Sunday, June 7, 2015

International Clothesline Week


Just in case you missed it, this is International Clothesline Week. It celebrates a free and easy way to dry clothes naturally, right in our own backyards. Clothesline protocol however has mostly passed out of existence and that might be a good thing. A mere 50 years ago neighbors knew a lot about one another and judged each other by the way the wash was presented. More than likely there were women better known for their manner of hanging clothes than their inability to cook. Unless it was a church potluck with cooking on display, the wash was much more “out there.” Extra sheets and towels meant the family had overnight company - but who was it? - whereas diapers announced the new baby faster than the grapevine. If anybody spotted a black bra.....that news traveled even faster. What would a body think about the goings-on in that house!

Monday was wash day. Anybody who didn't know that was pretty dense. Washing any other day meant that it better be hung in the basement or around the dining room so nobody knew what else was going on in that house. If sheets and pajamas were out during the week, neighbors would know someone was sick and come with chicken soup or a covered dish.

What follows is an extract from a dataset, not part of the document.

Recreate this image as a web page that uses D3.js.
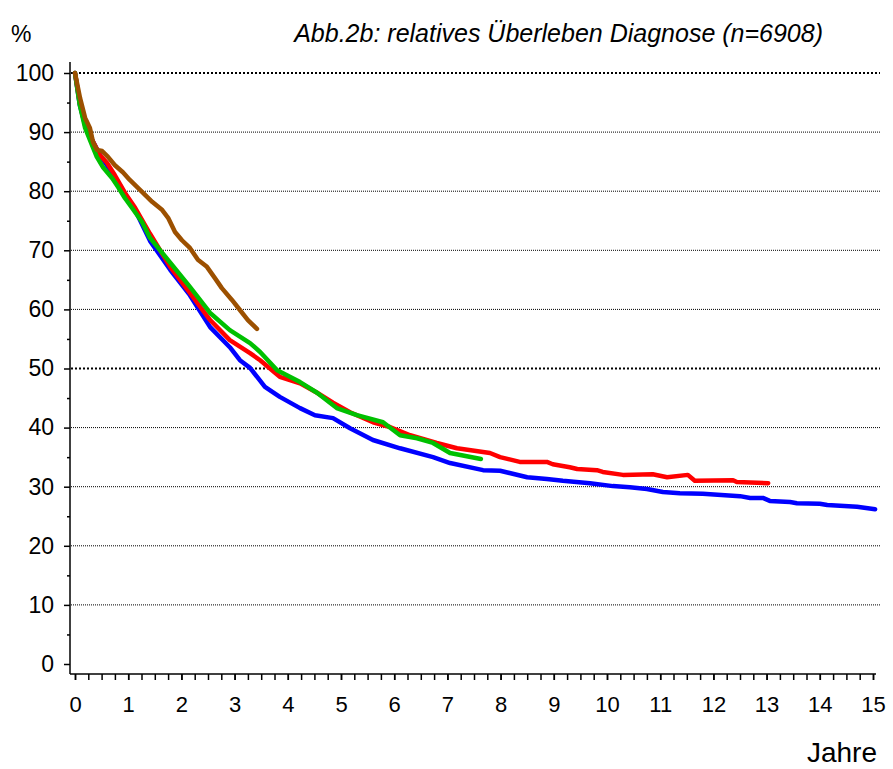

How on earth could something so embarrassing such as washing clothes on the wrong day be explained?

Everybody knew that the whites were washed first, and that meant the lines had to be wiped off before the sheets and towels were hung. A dark line imprinted across dried items pointed to a woman cutting corners, or perhaps the teen-aged daughter who was sloughing off. Work clothes and overalls came last when the water was well used and wouldn't bleed the darker colors. Any woman who hung the dark wash first could have heard that news if she had time to pick up the party line.

Algoma Record 4/28/1911
Clothes were always hung by color, never haphazardly. Sheets were always on the outer lines thus guarding the unmentionables, though it was hard to understand why Grandpa’s woolen long johns were visible. He wore those woolen things winter and summer. They kept him warm in winter and he said they soaked up sweat in summer and kept him cool. Kids who ran around in shorts and sun tops never believed it.  For some reason long johns weren’t as unmentionable as other underwear, but perhaps by the 1950s, it was only the old coots who knew much about the things often called "union suits."

It was enough to hang the wash. Period. Grandmas and moms had other ideas. After all, a job not done well wasn’t worth doing and there was order in washing clothes, just as the picture frames were dusted before the furniture which was dusted before the floors were swept or vacuumed. Shirts and blouses were hung from the bottom at the side seams.  Hanging each piece of clothing individually was visually distracting, and ours – and all the aunts – attached one article to the next for a unified look. That didn’t work for socks which were hung by the toes,  or for  pants that were hung from the cuffs after the inseam was matched to the outer seam. Three handkerchiefs were hung together from a corner. In some wash line economy, the handkerchiefs hung in the little spaces left at the end of each line.

Most often clothespins were held in a little cloth bags which could be attached to the lines where they were easy to get and easy to put away. Some kept the clothespins in the wash basket but that meant more bending while trying to find the pins in all those pieces of clothing. Those with spring-latch clothespins often left them right on the line where they got rained on and dirty. That certainly saved a little work, but it was best to take an extra few minutes than provide fodder for somebody’s  table discussion at dinner, which was at 12 noon when every good house wife knew enough to have that wash off the line and ready for Tuesday’s ironing. Dryers relieved more stress than today’s anti-anxiety drugs!

Protocols differed throughout the country and, of course, women had to make do with what they had. Our pioneer ancestors spread wet clothing on bushes or lines that were strung from tree to tree and then taken down when the wash was dry. Lines sagging with the weight of sheets and work clothes were held up with clothesline poles placed in the middle of each line. Today, neighborhood covenants often prohibit clotheslines and outdoor drying, or allow retractable lines only. In a society where "green" is "in" and solar power is big, clotheslines are not.

Who knows? In years to come, National Clothesline Week could be a real celebration!

Sources: The ad is from Algoma Record and the photos and memories are the blogger's own. It was a Party-Line mention by WDOR radio host Eddy Allen that made me wonder if International Clothesline Week was for real. A simple Google search told me that it was indeed. 

1 comment:

  1. My very proper grandmother once hung her corset on a line out of sight of their country home only to find later that the neighbors cow had enjoyed a goodly portion of it. Ah, the good ole days!